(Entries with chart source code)
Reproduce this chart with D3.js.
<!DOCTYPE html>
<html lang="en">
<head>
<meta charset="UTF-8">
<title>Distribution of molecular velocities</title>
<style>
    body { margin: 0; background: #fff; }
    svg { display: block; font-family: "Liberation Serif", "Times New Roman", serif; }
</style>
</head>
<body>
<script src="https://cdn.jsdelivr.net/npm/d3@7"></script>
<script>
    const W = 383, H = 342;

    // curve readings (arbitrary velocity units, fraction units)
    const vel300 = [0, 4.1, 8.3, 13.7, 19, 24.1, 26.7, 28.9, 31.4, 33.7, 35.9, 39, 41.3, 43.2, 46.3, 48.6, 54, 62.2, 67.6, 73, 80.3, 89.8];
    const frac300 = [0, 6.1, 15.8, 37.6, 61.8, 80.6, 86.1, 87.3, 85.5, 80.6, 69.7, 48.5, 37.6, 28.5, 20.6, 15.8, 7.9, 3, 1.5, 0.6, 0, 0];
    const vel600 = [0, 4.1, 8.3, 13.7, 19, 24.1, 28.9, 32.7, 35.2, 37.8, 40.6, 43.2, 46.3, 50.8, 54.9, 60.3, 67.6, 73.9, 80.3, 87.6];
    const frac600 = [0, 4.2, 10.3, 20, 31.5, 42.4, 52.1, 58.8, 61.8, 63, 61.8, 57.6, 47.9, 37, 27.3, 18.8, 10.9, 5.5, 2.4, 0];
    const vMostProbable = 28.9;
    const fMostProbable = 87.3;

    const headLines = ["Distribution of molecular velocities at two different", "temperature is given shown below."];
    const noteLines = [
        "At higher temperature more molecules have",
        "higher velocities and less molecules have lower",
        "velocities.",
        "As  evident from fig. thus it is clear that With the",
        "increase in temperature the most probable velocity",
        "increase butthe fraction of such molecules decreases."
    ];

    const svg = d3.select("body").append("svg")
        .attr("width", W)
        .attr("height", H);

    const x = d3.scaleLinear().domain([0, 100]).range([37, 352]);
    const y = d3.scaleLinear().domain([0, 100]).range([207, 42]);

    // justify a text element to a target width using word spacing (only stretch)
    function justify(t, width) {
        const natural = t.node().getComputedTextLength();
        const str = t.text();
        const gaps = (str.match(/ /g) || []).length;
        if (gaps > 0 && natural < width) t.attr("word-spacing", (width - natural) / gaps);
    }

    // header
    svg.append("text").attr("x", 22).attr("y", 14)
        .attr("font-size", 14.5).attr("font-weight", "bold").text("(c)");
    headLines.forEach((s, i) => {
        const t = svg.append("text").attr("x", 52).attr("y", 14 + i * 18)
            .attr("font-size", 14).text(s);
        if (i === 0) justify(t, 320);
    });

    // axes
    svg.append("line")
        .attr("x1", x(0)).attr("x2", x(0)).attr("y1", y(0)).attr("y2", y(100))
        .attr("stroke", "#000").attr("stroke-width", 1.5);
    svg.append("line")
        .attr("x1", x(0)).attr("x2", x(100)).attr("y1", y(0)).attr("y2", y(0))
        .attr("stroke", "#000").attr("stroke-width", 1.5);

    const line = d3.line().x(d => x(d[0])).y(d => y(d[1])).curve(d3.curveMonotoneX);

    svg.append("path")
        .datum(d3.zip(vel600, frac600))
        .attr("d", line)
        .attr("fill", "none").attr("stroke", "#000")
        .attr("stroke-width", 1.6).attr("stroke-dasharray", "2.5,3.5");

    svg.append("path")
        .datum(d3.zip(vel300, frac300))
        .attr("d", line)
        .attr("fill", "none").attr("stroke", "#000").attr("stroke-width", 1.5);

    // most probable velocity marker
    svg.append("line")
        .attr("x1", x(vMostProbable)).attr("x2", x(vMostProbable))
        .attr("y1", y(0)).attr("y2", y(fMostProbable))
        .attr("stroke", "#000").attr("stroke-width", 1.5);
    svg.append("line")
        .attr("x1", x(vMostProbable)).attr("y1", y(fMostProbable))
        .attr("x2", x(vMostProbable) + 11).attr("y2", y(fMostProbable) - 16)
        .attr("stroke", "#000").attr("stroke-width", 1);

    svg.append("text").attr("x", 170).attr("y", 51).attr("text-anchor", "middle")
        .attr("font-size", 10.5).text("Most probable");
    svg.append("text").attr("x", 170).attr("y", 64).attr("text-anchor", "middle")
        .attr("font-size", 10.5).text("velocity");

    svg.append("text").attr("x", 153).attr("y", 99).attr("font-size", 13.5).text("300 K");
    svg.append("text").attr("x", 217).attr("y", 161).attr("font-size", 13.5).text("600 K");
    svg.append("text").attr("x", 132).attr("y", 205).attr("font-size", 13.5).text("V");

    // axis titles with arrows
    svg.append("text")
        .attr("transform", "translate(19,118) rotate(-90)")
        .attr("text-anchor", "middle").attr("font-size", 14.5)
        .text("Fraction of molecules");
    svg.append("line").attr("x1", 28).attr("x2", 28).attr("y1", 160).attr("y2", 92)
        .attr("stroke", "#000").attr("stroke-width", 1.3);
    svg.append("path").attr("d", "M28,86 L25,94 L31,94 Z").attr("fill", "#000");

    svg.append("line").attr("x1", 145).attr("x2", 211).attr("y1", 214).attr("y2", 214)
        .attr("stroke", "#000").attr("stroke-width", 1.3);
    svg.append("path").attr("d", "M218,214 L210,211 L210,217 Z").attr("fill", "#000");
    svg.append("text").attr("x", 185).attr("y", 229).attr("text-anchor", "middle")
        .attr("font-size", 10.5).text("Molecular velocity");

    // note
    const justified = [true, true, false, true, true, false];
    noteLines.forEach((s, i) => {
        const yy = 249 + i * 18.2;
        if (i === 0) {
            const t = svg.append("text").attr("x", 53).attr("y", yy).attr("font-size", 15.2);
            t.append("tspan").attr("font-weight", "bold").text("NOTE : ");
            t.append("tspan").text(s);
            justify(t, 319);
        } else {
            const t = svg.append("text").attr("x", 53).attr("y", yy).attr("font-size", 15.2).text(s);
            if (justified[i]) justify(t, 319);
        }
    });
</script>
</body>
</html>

---

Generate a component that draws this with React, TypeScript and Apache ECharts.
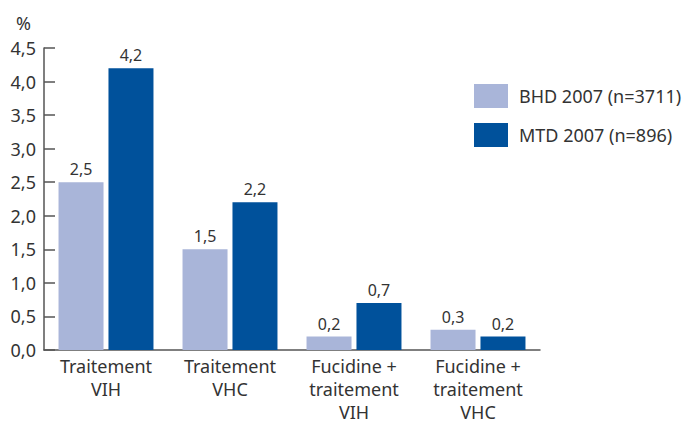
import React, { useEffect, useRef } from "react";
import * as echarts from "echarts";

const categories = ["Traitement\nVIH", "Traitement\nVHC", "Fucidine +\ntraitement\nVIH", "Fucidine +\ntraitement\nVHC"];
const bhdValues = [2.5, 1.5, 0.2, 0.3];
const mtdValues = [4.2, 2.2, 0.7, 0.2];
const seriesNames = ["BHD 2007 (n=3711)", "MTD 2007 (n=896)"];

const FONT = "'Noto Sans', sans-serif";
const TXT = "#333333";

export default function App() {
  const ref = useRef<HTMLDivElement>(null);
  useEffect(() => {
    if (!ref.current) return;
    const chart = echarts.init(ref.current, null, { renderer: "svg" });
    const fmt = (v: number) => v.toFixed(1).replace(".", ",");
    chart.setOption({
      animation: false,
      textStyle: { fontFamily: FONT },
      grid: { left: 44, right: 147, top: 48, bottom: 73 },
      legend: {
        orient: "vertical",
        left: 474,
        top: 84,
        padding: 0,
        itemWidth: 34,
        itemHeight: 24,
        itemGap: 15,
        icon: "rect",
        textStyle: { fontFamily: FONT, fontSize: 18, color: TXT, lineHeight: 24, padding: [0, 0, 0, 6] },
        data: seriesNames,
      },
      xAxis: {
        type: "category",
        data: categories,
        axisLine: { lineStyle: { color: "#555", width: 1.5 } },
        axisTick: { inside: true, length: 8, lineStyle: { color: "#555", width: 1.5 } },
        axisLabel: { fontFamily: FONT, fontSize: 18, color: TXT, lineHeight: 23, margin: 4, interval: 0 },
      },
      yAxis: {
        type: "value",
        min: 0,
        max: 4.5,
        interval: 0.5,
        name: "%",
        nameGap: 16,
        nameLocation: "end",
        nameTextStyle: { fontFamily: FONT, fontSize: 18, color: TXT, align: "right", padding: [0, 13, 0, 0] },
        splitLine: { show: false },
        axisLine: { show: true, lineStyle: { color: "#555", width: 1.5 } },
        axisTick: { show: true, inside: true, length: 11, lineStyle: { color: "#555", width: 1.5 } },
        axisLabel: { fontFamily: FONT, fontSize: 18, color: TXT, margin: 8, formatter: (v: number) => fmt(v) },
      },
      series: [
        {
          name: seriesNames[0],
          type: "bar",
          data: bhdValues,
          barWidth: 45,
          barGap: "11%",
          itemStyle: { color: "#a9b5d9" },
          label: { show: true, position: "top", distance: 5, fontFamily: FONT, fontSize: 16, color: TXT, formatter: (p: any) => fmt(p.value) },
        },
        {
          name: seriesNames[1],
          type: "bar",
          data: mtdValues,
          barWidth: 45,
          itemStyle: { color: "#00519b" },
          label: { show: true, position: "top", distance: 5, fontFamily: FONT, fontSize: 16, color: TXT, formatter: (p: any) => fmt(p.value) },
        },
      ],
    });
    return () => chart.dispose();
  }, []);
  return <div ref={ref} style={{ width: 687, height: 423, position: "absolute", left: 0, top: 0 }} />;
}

(WHAT IS NEEDED) Transcribe exactly, and only, the lines beginning at the line containing "Reproduce this chart with D3.js." and ending at the line containing "const W = 383, H = 342;", both inclusive.

(CORRECT OUTPUT)
Reproduce this chart with D3.js.
<!DOCTYPE html>
<html lang="en">
<head>
<meta charset="UTF-8">
<title>Distribution of molecular velocities</title>
<style>
    body { margin: 0; background: #fff; }
    svg { display: block; font-family: "Liberation Serif", "Times New Roman", serif; }
</style>
</head>
<body>
<script src="https://cdn.jsdelivr.net/npm/d3@7"></script>
<script>
    const W = 383, H = 342;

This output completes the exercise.